To develop assessments that are fair—that are comparably valid across different groups of students—it is crucial that patterns of learning for different populations of students be studied. Much of the development of cognitive theories has been conducted with restricted groups of students (i.e., mostly middle-class whites). In many cases it is not clear whether current theories of developing knowledge and expertise apply equally well with diverse populations of students, including those who have been poorly served in the education system, underrepresented minority students, English-language learners, and students with disabilities. While there are typical learning pathways, often there is not a single pathway to competence. Furthermore, students will not necessarily respond in similar ways to assessment probes designed to diagnose knowledge and understanding. These kinds of natural variations among individuals need to be better understood through empirical study and incorporated into the cognitive models of learning that serve as a basis for assessment design.

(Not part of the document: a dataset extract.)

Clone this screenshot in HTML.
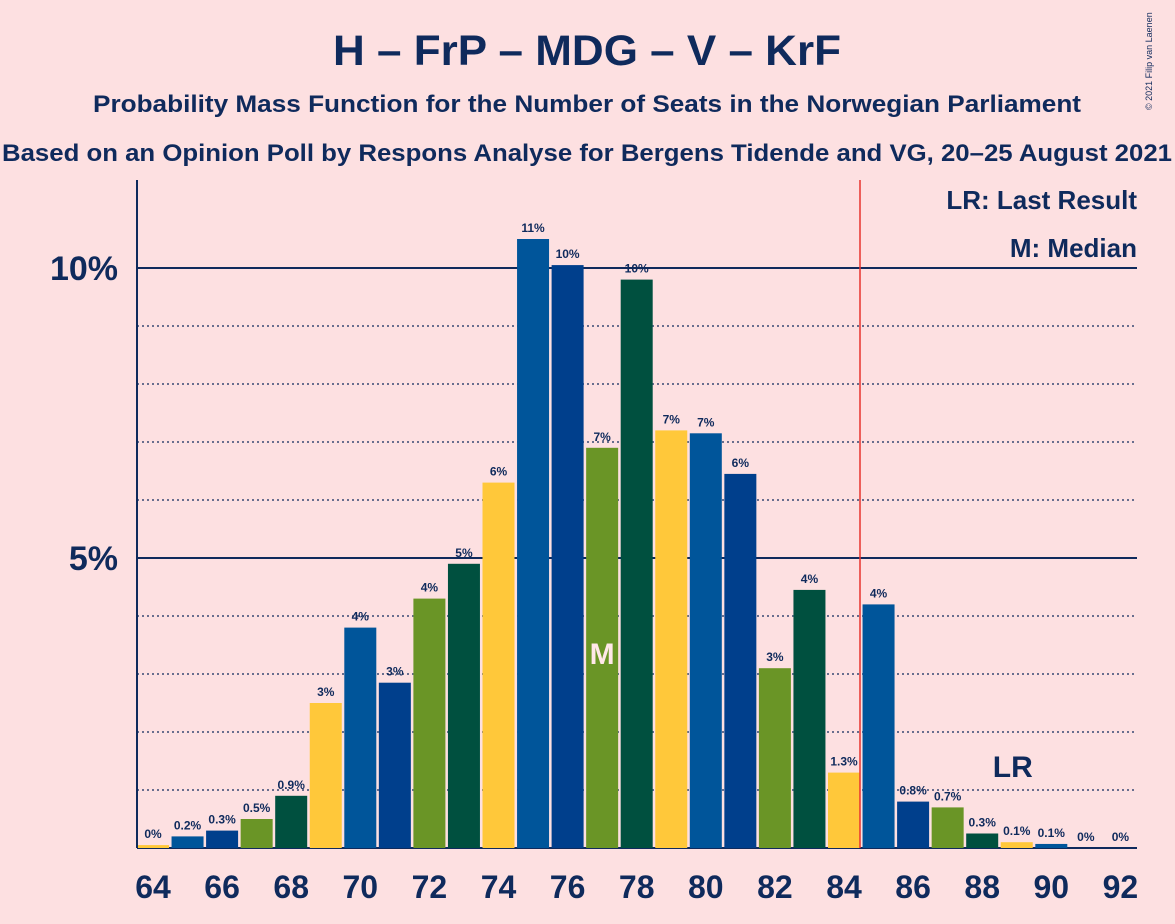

Sophisticated models of learning must be paired with methods of eliciting responses from students that effectively reveal what they know, as well as tools for comparing and scoring those responses. Current measurement methods offer greater potential for drawing inferences about student competence than is often realized (National Research Council, 2001c). It is possible, for example, to characterize student achievement in terms of multiple aspects of proficiency rather than a single score; chart students’ progress over time, instead of simply measuring performance at a particular point in time; deal with multiple paths or alternative methods of valued performance; model, monitor, and improve judgments based on informed evaluations; and model performance not only at the level of students, but also at the levels of groups, classes, schools, and states.
Much remains to be done, however, to improve the use of assessment in practice. Iterative cycles of research and development will be required to capture critical dimensions of knowledge in assessment tools and protocols that can be used effec-
tively by those who have limited psychometric expertise. Research must explore ways that teachers can be assisted in integrating new forms of assessment into their instructional practices and how they can best make use of the results from such assessments. It is particularly important that such work be done in close collaboration with practicing teachers who have varying backgrounds and levels of teaching experience.
This iterative work on new forms of assessment must explore their accessibility to teachers and practicality for classroom use, and their efficiency in large-scale testing contexts. For policy purposes, it is particularly important to study how new forms of assessment affect student learning, teacher practice, and education decision making. Also to be studied are ways that school structures (e.g., length of time of classes, class size, and the opportunity for teachers to work together) impact the feasibility of implementing new types of assessments and their effectiveness. A SERP network of field sites makes the pursuit of such an agenda possible.